# buffalo horn crook



## cobalt (Nov 14, 2013)

*Some guys working on a buffalo horn crook at the workshop today . He is trying to make a market crook with what we call the nose out .That where the end of the horn turn s outwards and upwards.*

*It was already shaped , he used a heat gun and jig to bend it *

*he did put it through the press to flatten the press is something the guy had made himself it uses a 6 ton trolley jack.it is now in the stage of turning its nose up .Bending it with a peice of pipe to force it into shape using a heat gun.*

*photo1 crook with its nose turned up*

*no273 Flattening the horn it had already bee shaped NO3&4 the basic shape ready to turn its nose up.no5 A ladys walking stick(walking cane) handle*

*Also The british stickmaking champion was there working on a goats horn it was a trail piece for him as none of the stickmakers there had used it before, but will leave that for another time *

*




































*


----------



## gdenby (Apr 27, 2013)

It looks like horn is somewhat difficult to shape, but the results are very appealing.
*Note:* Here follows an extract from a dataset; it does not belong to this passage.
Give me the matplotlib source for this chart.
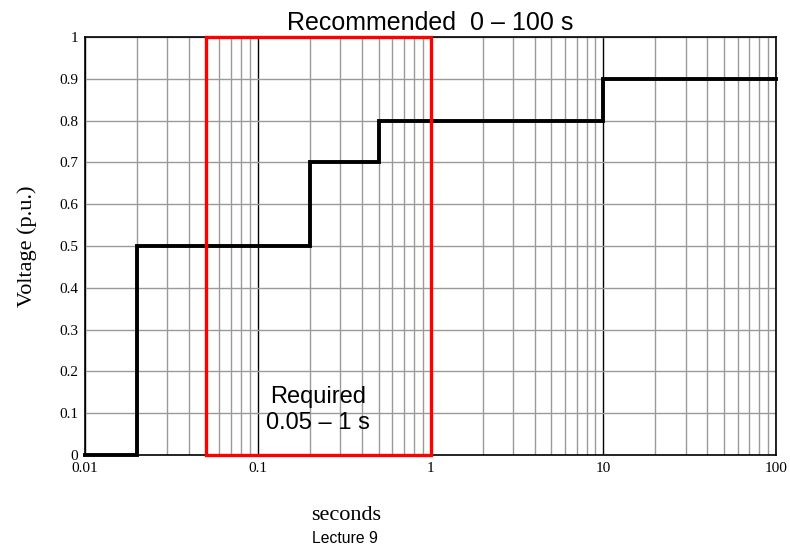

I don't see horn used much when I've looked over American stick makers work. I've seen deer antler a number of times, but horn, seems to me to be something of an oddity.

As I've looked over the traditional British stick designs, I note that the market stick is not that far removed from a shepherd's leg cleek.

A few days ago, there was a post on a cooking forum I participate in. A poster asked why there were so few recipes for lamb among the American cooks. The fellow provided his own answer. He noted that sheep were raised extensively for their wool, but in America, woolen clothes were not as common as cotton. Thus, little use for sheep either for clothes or meat.

Extending this idea, it seems logical that so many traditional British sticks have a form related to sheep herding, and use a material from the same animal.


----------



## cobalt (Nov 14, 2013)

The horn is water buffalo horn its easyer to work than rams horn

Your right about the market stick ,traditionally a shepards crook .they used to hook sheep around the neck with it its slightly a larger space in the crook , A leg cleek is for catchingsheep around the leg and isnt as wide as a crook. It is belived that a lot of shepards made these with parrafin lamps which not only gave light but provided heat for the rams horn so they can manipulate it.to fit on there shank

The shepards crook was initally made by hill farmers long before radio ,tv, etc it kept them occupied during the long winter nights whilst in those isolated hills, oftern cut of from the rest of the community.Traditionally a shepard from all over the world carried a staff of one kind or another to protect there flock.But think the crook was a useful tool for them and is mainly british

Mayby it was the resistance by ranches in the west to give grazing to sheep as they thought it would spoil there grazing as there was a lot of resistance to sheep farming so could have historical links?.I belive your right that wool is not as common as cotton today but that started with the industrial advances


----------